Handball-WM: Nur das Dschungelcamp macht Patrick Wiencek müde
Abwehrspezialist Patrick Wiencek soll seine Kollegen auch im WM-Halbfinale gegen Norwegen mitreißen.
Im Sport- und Olympiamuseum Köln gibt es ein paar wirklich hübsche Exponate. Das Formel-1-Rennauto, mit dem Michael Schumacher seinen ersten Weltmeistertitel holte, zum Beispiel. Oder die Basketball-Schuhe Shaquille O’Neals, Größe 59. Eine Gruppe besonders findiger Besucher hat dieser Tage bei einem Rundgang sogar das Modell eines aktuellen Handball-Nationalspielers ausfindig gemacht: Ist das da rechts nicht dieser Patrick Wiencek? Tatsächlich handelte es sich um Tip und Tap, die Maskottchen der Fußball-WM 1974. Und was sollte man sagen: eine gewisse Ähnlichkeit zwischen Tap, diesem hünenhaften, blonden Jungen mit leichtem Bauchansatz und Patrick Wiencek – sie ist nicht zu leugnen.
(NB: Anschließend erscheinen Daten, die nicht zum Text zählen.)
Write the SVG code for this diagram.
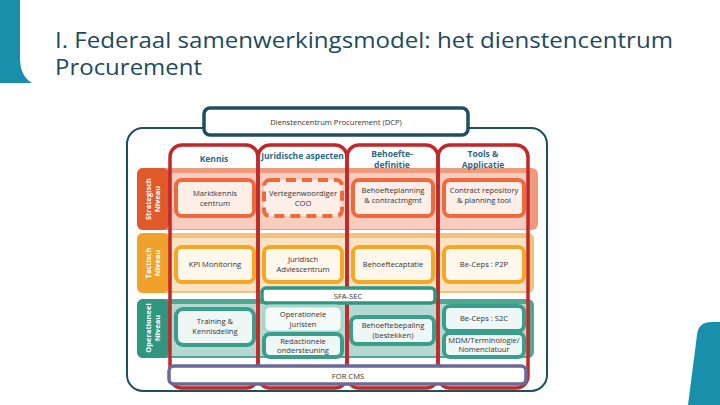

Wiencek genießt Kultstatus, inner- und außerhalb der Handball-Nationalmannschaft. Die Zuschauer in den Arenen in Berlin und Köln haben den 2,01 Meter großen Abwehrspezialisten in ihr Herz geschlossen. Wenn er nach geblockten Würfen, Ballgewinnen oder Ringkämpfen mit gegnerischen Kreisläufern wie ein Wilder mit den Armen ruderte, ließ das Echo von den Tribünen nicht lange auf sich warten. Den mit Abstand coolsten Spitznamen im Team trägt der 29-Jährige aus Duisburg ohnehin: Torhüter Silvio Heinevetter hat ihn einst „Bam-Bam“ getauft - weil er eben nicht nur dem Fußball-Maskottchen Tap ähnelt, sondern auch dem Sohn der Geröllheimers aus der Zeichentrickserie „Familie Feuerstein“.
"Emotionaler Anführer"
Abgesehen von popkulturellen Aspekten steht Wienceks sportlicher Wert außer Frage. „Patrick ist einer unserer emotionalen Anführer“, sagt Bundestrainer Christian Prokop. Das belegt auch ein Blick aufs Zahlenwerk: Vor dem Halbfinale am Freitag gegen Norwegen, den WM-Finalisten 2017, taucht Wienceks Name in jeder relevanten Defensivstatistik auf. 14 Würfe hat der in den ersten acht Partien geblockt – Turnier-Bestwert. Obendrein gehen 13 Balleroberungen auf sein Konto; nur der Norweger Magnus Gullerud kommt auf mehr (16). Von den vielen kleinen Aktionen, den Schubsern und Remplern, den Zweikämpfen und griechisch-römischen Einlagen, die in keiner Statistik auftauchen, ganz zu schweigen.
Wiencek ist einer dieser Typen, die man als Gegenspieler besser meidet und als Teamkollege liebt. „Es macht einfach Spaß, die Gegner alle kaputtzumachen mit Bam-Bam und Hendrik Pekeler“, sagt Kreisläufer Jannik Kohlbacher. Trotzdem ist Wiencek kein unfairer Spieler, in der Statistik für Zwei-Minuten-Strafen taucht er nicht unter den ersten 20 Spielern dieser WM auf. Wer ihn nach Abpfiff im Spielergang oder im Gespräch erlebt, kann sich die Verwandlung kaum vorstellen, die Wiencek auf dem Feld vollzieht. Manchmal wirkt er fast schon drollig. Zum Einschlafen, so hat es Wiencek dieser Tage mit strahlenden Augen erzählt, schaltet er hin und wieder das Dschungelcamp ein – eine Anekdote, die auch von Lukas Podolski stammen könnte.
Dass Wiencek zu den besten Spielern im deutschen Team gehört, liegt auch an seinen vertrauten Nebenspielern. Mit Pekeler steht er im Durchschnitt alle drei, vier Tage auf dem Feld. Beide sind beim THW Kiel angestellt, genau wie Torhüter Andreas Wolff. „Das macht es uns viel leichter, weil wir uns in- und auswendig kennen“, sagt Wiencek. Bislang spielt bei WM-Gastgeber Deutschland die beste Abwehr des Turniers. Am Freitag gegen Norwegen wartet die nächste Bewährungsprobe. Patrick Wiencek wird dabei wieder kräftig mitmischen.